Argyll Community Housing Association (ACHA) has sought listed building consent for demolition of empty properties at John Street, Princes Street and High Street in the town.
But Historic Environment Scotland indicated in a response to the council that further consideration would be needed, or they would be likely to object to the application.
At the last meeting of the full council, on Thursday April 28, a week before the local government elections on Thursday May 5, South Kintyre councillor John Armour appealed for the process to be sped up.
He said: ‘You will be aware that ACHA has a proposal to build new houses in the Dalintober area. This has to go to Historic Environment Scotland to get approval for demolition of flats.
‘These flats have been empty for a long time and are not fit for purpose. Could the council please get this moved on as quickly as possible as there is a dire need for them?’

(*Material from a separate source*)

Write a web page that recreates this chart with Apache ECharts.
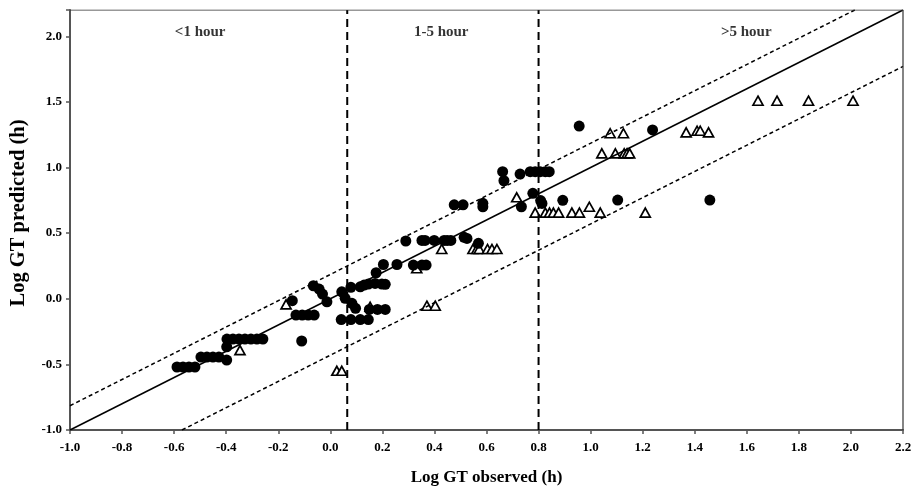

Kintyre and the Islands councillor Robin Currie added: ‘I totally agree, it seems to be taking a long time, but we have to go through the due process.
‘I did have discussions with the chief executive [Pippa Milne] the other day about this, and we will try to organise a meeting.
‘Unfortunately we cannot have a meeting before Thursday [the election], but soon after that, somebody in this position will need to move a meeting, and really try our best to move things on.
‘Houses are needed and the flats there are not fit for purpose, so let’s get on with it.’
Councillors sitting on the ACHA board also weighed in to the debate, with Oban South and the Isles councillor Roddy McCuish saying: ‘I take comfort from the fact that we are going to move this on, but who has the final say on this proposed demolition? Is it the council or Historic Environment Scotland?’
Ms Milne replied: ‘I am not a qualified planner, but I believe it is a decision that will come to the Planning, Protective Services and Licensing committee. However, advice from Historic Environment Scotland will be critical to that decision.’
Lomond North councillor Iain S Paterson added: ‘This seems to have dragged on for a long time, and hopefully Historic Environment Scotland now have the drawings they were needing.’
In a letter dated March 2, Historic Environment Scotland told the council: ‘The purpose of this letter is to formally seek additional information that sets out the widest range of options, other than complete demolition, that could provide a viable long-term future for the Dalintober Estate before we reach a final view on the application.
‘We consider that further detailed discussion is required to ensure that all possible alternatives to demolition have been fully explored.
‘In our view, the information currently provided with the application does not demonstrate that there is no alternative to the full demolition of the Dalintober Housing Estate.
‘On that basis, without further evidence for an appropriate level of consideration being given to the repair and/or creative reconfiguration of the buildings to meet modern accommodation needs, we would be likely to object to the application.’
Councillor Armour (SNP) is one of four candidates who stood in the South Kintyre ward for the council election. The others were Rory Colville (Scottish Liberal Democrats), Donald Kelly (Independent) and Tommy MacPherson (Scottish Conservative).
Councillor Currie (Scottish Liberal Democrats) was one of six candidates in the Kintyre and the Islands ward. The others were Jane Kelly (Scottish Labour), John McAlpine (Independent), Dougie McFadzean (SNP), Alec McNeilly (Scottish Conservative) and Alastair Redman (Independent).